- To do: Wherever "image" appears in a line, list that line.

- Source material:
<<<<

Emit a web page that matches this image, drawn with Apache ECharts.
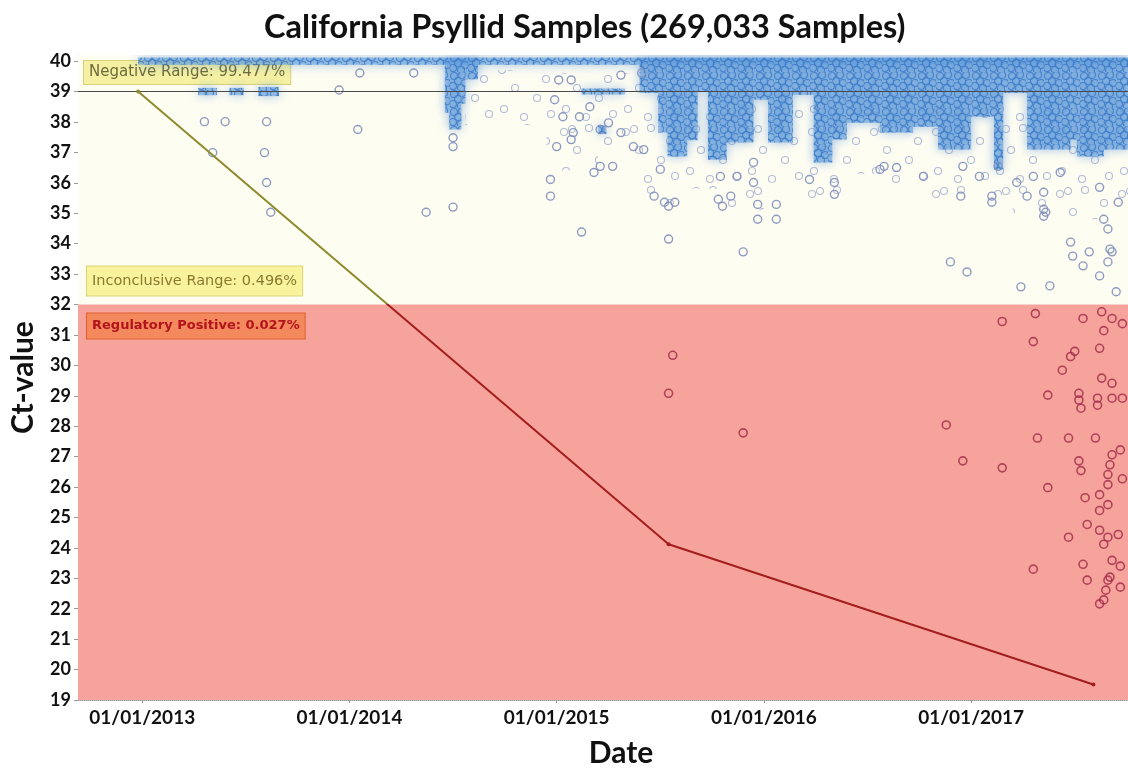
<!DOCTYPE html>
<html>
<head>
<meta charset="utf-8">
<script src="https://cdn.jsdelivr.net/npm/echarts@6/dist/echarts.min.js"></script>
<style>
    html, body { margin: 0; padding: 0; background: #fff; }
    #chart { width: 1128px; height: 773px; }
</style>
</head>
<body>
<div id="chart"></div>
<script>
"use strict";
// x values are decimal years, y values are Ct
var xTicks = [2013, 2014, 2015, 2016, 2017];
var yTicks = [19, 20, 21, 22, 23, 24, 25, 26, 27, 28, 29, 30, 31, 32, 33, 34, 35, 36, 37, 38, 39, 40];

// trend line
var trendX = [2012.98, 2015.54, 2017.59];
var trendCt = [39.0, 24.12, 19.51];

// dense blue clouds of overlapping samples: [fromYear, toYear, ctLow, ctHigh]
var denseBlocks = [
    [2012.98, 2017.76, 39.88, 40.12],
    [2013.27, 2013.36, 38.88, 39.12],
    [2013.42, 2013.49, 38.88, 39.12],
    [2013.56, 2013.66, 38.85, 39.15],
    [2014.46, 2014.48, 38.3, 40.1],
    [2014.48, 2014.54, 37.75, 40.1],
    [2014.54, 2014.56, 38.6, 40.1],
    [2014.56, 2014.62, 39.4, 40.1],
    [2015.20, 2015.24, 37.6, 37.9],
    [2015.12, 2015.33, 38.9, 39.1],
    [2015.40, 2015.49, 38.95, 40.1],
    [2015.49, 2015.535, 37.65, 40.1],
    [2015.535, 2015.63, 36.86, 40.1],
    [2015.63, 2015.68, 37.4, 40.1],
    [2015.68, 2015.73, 38.99, 40.1],
    [2015.73, 2015.82, 36.76, 40.1],
    [2015.82, 2015.95, 37.32, 40.1],
    [2015.95, 2016.02, 38.73, 40.1],
    [2016.02, 2016.14, 37.32, 40.1],
    [2016.14, 2016.24, 38.89, 40.1],
    [2016.24, 2016.33, 36.67, 40.1],
    [2016.33, 2016.40, 37.42, 40.1],
    [2016.40, 2016.56, 37.97, 40.1],
    [2016.56, 2016.72, 37.65, 40.1],
    [2016.72, 2016.84, 37.84, 40.1],
    [2016.84, 2017.00, 37.09, 40.1],
    [2017.00, 2017.11, 38.17, 40.1],
    [2017.11, 2017.155, 36.44, 40.1],
    [2017.155, 2017.27, 38.95, 40.1],
    [2017.27, 2017.48, 37.09, 40.1],
    [2017.48, 2017.51, 37.42, 40.1],
    [2017.51, 2017.64, 36.86, 40.1],
    [2017.64, 2017.76, 37.09, 40.1]
];

// looser spread of samples around the clouds: [fromYear, toYear, ctLow, ctHigh]
var haloBlocks = [
    [2014.56, 2014.95, 37.9, 39.7],
    [2014.95, 2015.20, 36.4, 39.6],
    [2015.20, 2015.40, 36.9, 39.6],
    [2015.40, 2015.60, 35.3, 39.0],
    [2015.60, 2015.80, 35.8, 39.0],
    [2015.80, 2016.00, 35.1, 39.0],
    [2016.00, 2016.20, 36.0, 39.0],
    [2016.20, 2016.40, 35.5, 39.0],
    [2016.40, 2016.60, 36.3, 39.0],
    [2016.60, 2016.80, 35.9, 39.0],
    [2016.80, 2017.00, 35.4, 39.0],
    [2017.00, 2017.20, 35.6, 39.0],
    [2017.20, 2017.40, 35.0, 39.0],
    [2017.40, 2017.76, 34.8, 38.5]
];

// single samples above 32
var blueX = [2013.95, 2014.05, 2014.31, 2014.04, 2013.30, 2013.40, 2013.60, 2013.34, 2013.59, 2013.60,
    2013.62, 2014.37, 2014.50, 2014.50, 2014.50, 2014.97, 2014.97, 2015.12, 2015.31, 2015.21,
    2015.01, 2015.07, 2015.31, 2015.41, 2015.52, 2015.57, 2015.90, 2015.11, 2015.16, 2015.25,
    2015.37, 2015.42, 2015.00, 2015.07, 2015.21, 2015.27, 2015.18, 2015.47, 2015.54, 2014.99,
    2015.03, 2015.08, 2015.54, 2015.78, 2015.80, 2015.84, 2015.97, 2015.97, 2016.06, 2016.06,
    2016.22, 2016.34, 2016.34, 2016.56, 2015.50, 2015.79, 2015.87, 2015.95, 2015.95, 2016.58,
    2016.64, 2016.77, 2016.95, 2016.96, 2017.04, 2017.10, 2017.10, 2017.13, 2017.22, 2017.27,
    2017.30, 2017.35, 2017.35, 2017.35, 2017.43, 2017.62, 2017.71, 2017.64, 2017.66, 2017.48,
    2017.49, 2017.57, 2017.54, 2017.67, 2017.66, 2016.98, 2016.90, 2017.62, 2017.70, 2017.38,
    2017.24, 2017.36, 2017.68];
var blueCt = [39.05, 39.61, 39.61, 37.75, 38.01, 38.01, 38.01, 36.99, 36.99, 36.01,
    35.03, 35.03, 37.48, 37.19, 35.20, 36.11, 35.56, 34.38, 37.65, 37.75,
    39.38, 39.38, 39.54, 39.61, 35.36, 35.36, 33.73, 38.17, 38.50, 37.97,
    37.19, 37.09, 37.19, 37.42, 36.54, 36.54, 36.34, 35.56, 34.15, 38.73,
    38.17, 37.65, 35.23, 35.46, 35.23, 35.56, 35.29, 34.80, 35.29, 34.80,
    36.11, 36.01, 35.62, 36.44, 36.44, 36.21, 36.21, 36.01, 36.67, 36.54,
    36.50, 36.21, 35.56, 36.54, 36.21, 35.56, 35.36, 36.54, 36.01, 35.56,
    36.21, 35.69, 35.13, 34.90, 36.34, 35.85, 35.36, 34.80, 34.48, 34.05,
    33.59, 33.73, 33.27, 33.82, 33.40, 33.07, 33.40, 32.94, 32.42, 32.61,
    32.58, 35.03, 33.73];

// regulatory positive samples
var redX = [2015.56, 2015.54, 2015.90, 2016.88, 2016.96, 2017.15, 2017.15, 2017.31, 2017.30, 2017.32,
    2017.37, 2017.37, 2017.44, 2017.48, 2017.50, 2017.47, 2017.52, 2017.52, 2017.52, 2017.53,
    2017.54, 2017.56, 2017.47, 2017.54, 2017.56, 2017.30, 2017.60, 2017.61, 2017.61, 2017.62,
    2017.63, 2017.64, 2017.63, 2017.68, 2017.68, 2017.68, 2017.66, 2017.64, 2017.62, 2017.66,
    2017.66, 2017.67, 2017.68, 2017.66, 2017.68, 2017.66, 2017.65, 2017.64, 2017.62, 2017.67,
    2017.62, 2017.55, 2017.62, 2017.53, 2017.73, 2017.73, 2017.72, 2017.73, 2017.71, 2017.72,
    2017.72];
var redCt = [30.33, 29.08, 27.78, 28.04, 26.86, 26.63, 31.44, 31.70, 30.78, 27.61,
    29.02, 25.98, 29.84, 30.29, 30.46, 27.61, 29.08, 28.86, 26.86, 26.54,
    31.54, 24.77, 24.35, 23.46, 22.94, 23.30, 27.61, 28.69, 28.92, 30.56,
    31.76, 31.14, 29.58, 31.54, 29.41, 28.92, 24.35, 24.12, 24.58, 26.41,
    26.08, 26.73, 27.06, 25.42, 23.59, 22.94, 22.61, 22.29, 22.16, 23.04,
    25.75, 25.65, 25.23, 28.59, 28.92, 31.37, 27.22, 26.27, 24.44, 23.40,
    22.71];

function pairs(xs, ys) {
    return xs.map(function (x, i) { return [x, ys[i]]; });
}

// small repeating textures of ring markers, used to fill the crowded areas
function ringTexture(size, base, rings, stroke, lineWidth) {
    var c = document.createElement("canvas");
    c.width = size;
    c.height = size;
    var ctx = c.getContext("2d");
    if (base) {
        ctx.fillStyle = base;
        ctx.fillRect(0, 0, size, size);
    }
    ctx.strokeStyle = stroke;
    ctx.lineWidth = lineWidth;
    rings.forEach(function (p) {
        ctx.beginPath();
        ctx.arc(p[0], p[1], 3.5, 0, Math.PI * 2);
        ctx.stroke();
    });
    return c;
}
var denseTexture = ringTexture(18, "rgba(104,160,218,0.62)",
    [[4, 4], [12, 3], [8, 9], [15, 11], [3, 14], [11, 16]], "rgba(62,126,202,0.85)", 1.2);
var haloTexture = ringTexture(62, null,
    [[6, 8], [31, 4], [50, 17], [19, 26], [41, 36], [8, 47], [28, 55], [55, 52], [14, 5]],
    "rgba(128,146,196,0.6)", 1.1);

function blockRenderer(fill, blur) {
    return function (params, api) {
        var p0 = api.coord([api.value(0), api.value(3)]);
        var p1 = api.coord([api.value(1), api.value(2)]);
        return {
            type: "rect",
            shape: {x: p0[0], y: p0[1], width: p1[0] - p0[0], height: p1[1] - p0[1]},
            style: {fill: fill, shadowBlur: blur, shadowColor: "rgba(80,140,212,0.75)"}
        };
    };
}

var chart = echarts.init(document.getElementById("chart"), null, {renderer: "canvas"});
var boldFont = "Lato";

var option = {
    animation: false,
    backgroundColor: "#ffffff",
    title: {
        text: "California Psyllid Samples (269,033 Samples)",
        left: 259,
        top: 6,
        textStyle: {fontFamily: boldFont, fontWeight: "bold", fontSize: 32.5, color: "#111"}
    },
    grid: {left: 76, right: 0, top: 55, bottom: 68},
    xAxis: {
        type: "value",
        min: 2012.69,
        max: 2017.757,
        name: "Date",
        nameLocation: "middle",
        nameGap: 38,
        nameTextStyle: {fontFamily: boldFont, fontWeight: "bold", fontSize: 30, color: "#111", padding: [0, 0, 0, 36]},
        axisLine: {show: true, lineStyle: {color: "#999", type: "dotted"}},
        axisTick: {show: true, customValues: xTicks, length: 3, lineStyle: {color: "#999"}},
        axisLabel: {
            customValues: xTicks,
            margin: 8,
            fontFamily: boldFont, fontWeight: "bold", fontSize: 19, color: "#111",
            formatter: function (v) { return "01/01/" + Math.round(v); }
        },
        splitLine: {show: false}
    },
    yAxis: {
        type: "value",
        min: 19,
        max: 40.2,
        name: "Ct-value",
        nameLocation: "middle",
        nameGap: 40,
        nameTextStyle: {fontFamily: boldFont, fontWeight: "bold", fontSize: 30, color: "#111"},
        axisLine: {show: true, lineStyle: {color: "#999", type: "dotted"}},
        axisTick: {show: true, customValues: yTicks, length: 4, lineStyle: {color: "#999"}},
        axisLabel: {
            customValues: yTicks,
            margin: 7,
            fontFamily: boldFont, fontWeight: "bold", fontSize: 18, color: "#111"
        },
        splitLine: {show: false}
    },
    visualMap: {
        show: false,
        type: "piecewise",
        seriesIndex: 5,
        dimension: 1,
        pieces: [
            {gte: 32, lte: 41, color: "#8e8a2c"},
            {gte: 0, lt: 32, color: "#a31d1d"}
        ]
    },
    series: [
        {
            // background bands
            type: "line",
            data: [],
            z: 0,
            silent: true,
            markArea: {
                silent: true,
                data: [
                    [{yAxis: 32, itemStyle: {color: "#fefdf2"}}, {yAxis: 40.2}],
                    [{yAxis: 19, itemStyle: {color: "#f6a39b"}}, {yAxis: 32}]
                ]
            }
        },
        {
            type: "custom",
            z: 1,
            silent: true,
            clip: true,
            encode: {x: [0, 1], y: [2, 3]},
            data: haloBlocks,
            renderItem: blockRenderer({image: haloTexture, repeat: "repeat"}, 0)
        },
        {
            type: "custom",
            z: 2,
            silent: true,
            clip: true,
            encode: {x: [0, 1], y: [2, 3]},
            data: denseBlocks,
            renderItem: blockRenderer({image: denseTexture, repeat: "repeat"}, 11)
        },
        {
            type: "scatter",
            z: 3,
            symbol: "circle",
            symbolSize: 8,
            data: pairs(blueX, blueCt),
            itemStyle: {color: "rgba(0,0,0,0)", borderColor: "#7f8fbb", borderWidth: 1.4, opacity: 0.9}
        },
        {
            type: "scatter",
            z: 3,
            symbol: "circle",
            symbolSize: 8,
            data: pairs(redX, redCt),
            itemStyle: {color: "rgba(0,0,0,0)", borderColor: "#a52f4e", borderWidth: 1.6, opacity: 0.85}
        },
        {
            type: "line",
            z: 5,
            data: pairs(trendX, trendCt),
            symbol: "circle",
            symbolSize: 4,
            lineStyle: {width: 2},
            markLine: {
                silent: true,
                symbol: "none",
                label: {show: false},
                lineStyle: {color: "#4a4a4a", width: 1, type: "solid"},
                data: [{yAxis: 39}]
            },
            markArea: {
                silent: true,
                itemStyle: {color: "rgba(0,0,0,0)"},
                data: [
                    [{
                        yAxis: 39,
                        label: {
                            show: true, position: "insideTopLeft", distance: 6,
                            formatter: "Negative Range: 99.477%",
                            fontFamily: "DejaVu Sans", fontSize: 15, color: "#6d6a3c",
                            backgroundColor: "#f6f1a2", borderColor: "#d8d07c", borderWidth: 1,
                            padding: [4, 5]
                        }
                    }, {yAxis: 40.2}],
                    [{
                        yAxis: 32,
                        label: {
                            show: true, position: "insideBottomLeft", distance: 9,
                            formatter: "Inconclusive Range: 0.496%",
                            fontFamily: "DejaVu Sans", fontSize: 14.5, color: "#8a7a2e",
                            backgroundColor: "#f8f39c", borderColor: "#dcd37a", borderWidth: 1,
                            padding: [7, 5]
                        }
                    }, {yAxis: 39}],
                    [{
                        yAxis: 19,
                        label: {
                            show: true, position: "insideTopLeft", distance: 9,
                            formatter: "Regulatory Positive: 0.027%",
                            fontFamily: "DejaVu Sans", fontSize: 13, fontWeight: "bold", color: "#b3141c",
                            backgroundColor: "#f3895c", borderColor: "#e0602c", borderWidth: 1,
                            padding: [6, 5]
                        }
                    }, {yAxis: 32}]
                ]
            }
        }
    ]
};
chart.setOption(option);
</script>
</body>
</html>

>>>>

- Worked solution:
Emit a web page that matches this image, drawn with Apache ECharts.
            renderItem: blockRenderer({image: haloTexture, repeat: "repeat"}, 0)
            renderItem: blockRenderer({image: denseTexture, repeat: "repeat"}, 11)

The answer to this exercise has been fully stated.